Non poteva esserci epigrafe più sferzante, più malinconica, più irridente. E più vera. Il Comune è sull’orlo del default. Lì dove doveva esserci pulizia e trasparenza ci sono i magistrati che cercano tra le carte le prove di intrighi e corruzione. La città è appestata da cumuli di immondizia. Al cimitero dei Rotoli, il più grande e il più importante della città, non si riescono a seppellire i morti: oltre mille bare sono accatastate in un capannone, senza pietà. La città è diventata un immenso Ucciardone, dal quale non si esce ma si evade: la circonvallazione è bloccata a ovest da un barcollante Ponte Corleone e a est da un cantiere che dovrebbe regimentare le acque di Passo di Rigano. Lavori senza fine: come quelli per il passante ferroviario, che bloccano ancora Piazza Politeama, o quelli dell’aeroporto di Punta Raisi che offrono ai passeggeri l’immagine deprimente dei tetti sventrati e dei fili scoperti.

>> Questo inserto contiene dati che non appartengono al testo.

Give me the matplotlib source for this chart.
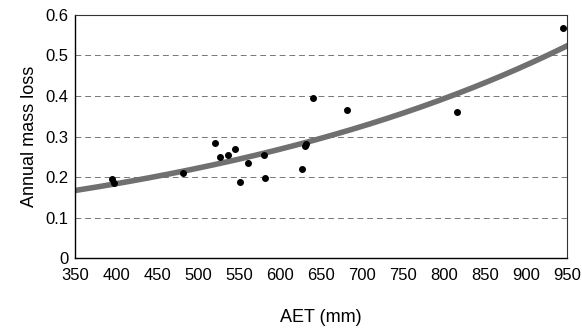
import numpy as np
import matplotlib.pyplot as plt

plt.rcParams['font.family'] = ['Liberation Sans', 'DejaVu Sans']

# measured points: AET (mm) vs annual mass loss
aet = [395, 397, 481, 520, 526, 536, 545, 551, 561, 580, 581, 626, 630, 632, 640, 681, 816, 945]
mass_loss = [0.195, 0.186, 0.209, 0.284, 0.249, 0.254, 0.269, 0.189, 0.234, 0.254, 0.198,
             0.219, 0.276, 0.282, 0.394, 0.366, 0.361, 0.568]

# exponential trend line (value at 350 and 950 mm)
trend_x = [350, 950]
trend_y = [0.167, 0.524]

x_ticks = list(range(350, 951, 50))
y_ticks = [0, 0.1, 0.2, 0.3, 0.4, 0.5, 0.6]

fig, ax = plt.subplots(figsize=(5.82, 3.29), dpi=100)
fig.subplots_adjust(left=0.129, right=0.975, top=0.955, bottom=0.215)

for y in y_ticks[1:-1]:
    ax.axhline(y, color='#777777', linestyle=(0, (6, 4)), linewidth=0.7, zorder=1)

b = np.log(trend_y[1] / trend_y[0]) / (trend_x[1] - trend_x[0])
xs = np.linspace(trend_x[0], trend_x[1], 200)
ax.plot(xs, trend_y[0] * np.exp(b * (xs - trend_x[0])), color='#707070', linewidth=4, zorder=2)

ax.plot(aet, mass_loss, 'o', color='black', markersize=4, zorder=3)

ax.set_xlim(350, 950)
ax.set_ylim(0, 0.6)
ax.set_xticks(x_ticks)
ax.set_yticks(y_ticks)
ax.set_yticklabels(['0', '0.1', '0.2', '0.3', '0.4', '0.5', '0.6'])
ax.tick_params(length=0, labelsize=12)
ax.tick_params(axis='x', pad=7)
ax.tick_params(axis='y', pad=5)
ax.set_xlabel('AET (mm)', fontsize=13, labelpad=19)
ax.set_ylabel('Annual mass loss', fontsize=13, labelpad=5)

for side in ['left', 'bottom']:
    ax.spines[side].set_linewidth(1.0)
for side in ['top', 'right']:
    ax.spines[side].set_linewidth(0.8)
    ax.spines[side].set_color('#333333')

plt.savefig('out.png', dpi=100)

E’ il deserto, un rosario di saracinesche abbassate. “Viva Orlando e Santa Rosalia”, gridavano trent’anni fa i questuanti e gli intellettuali esaltati dal solo pensiero di avere a Palazzo delle Aquile il ragazzo col ciuffo che agitava il drappo del cambiamento. Lo chiamavano “il leone di sicilia”. Oggi gli unici leoni dei quali si può fantasticare sono quelli intravisti in una notte di “soave delirio” da Bruno Barrili, poeta e librettista del primo Novecento, forse suggestionato dalla dicitura frontale del tram che dal fiume Oreto arrivava fino a piazza Leoni, alle porte della Real Tenuta della Favorita. Erano belve dal “crine fosforescente” che “si svegliavano al crepitio delle Pleiadi”. Fatte apposta per una città immaginaria, calda e arabeggiante. Per una città del sole, senza monnezza, senza mafia, senza inganni, senza Orlando.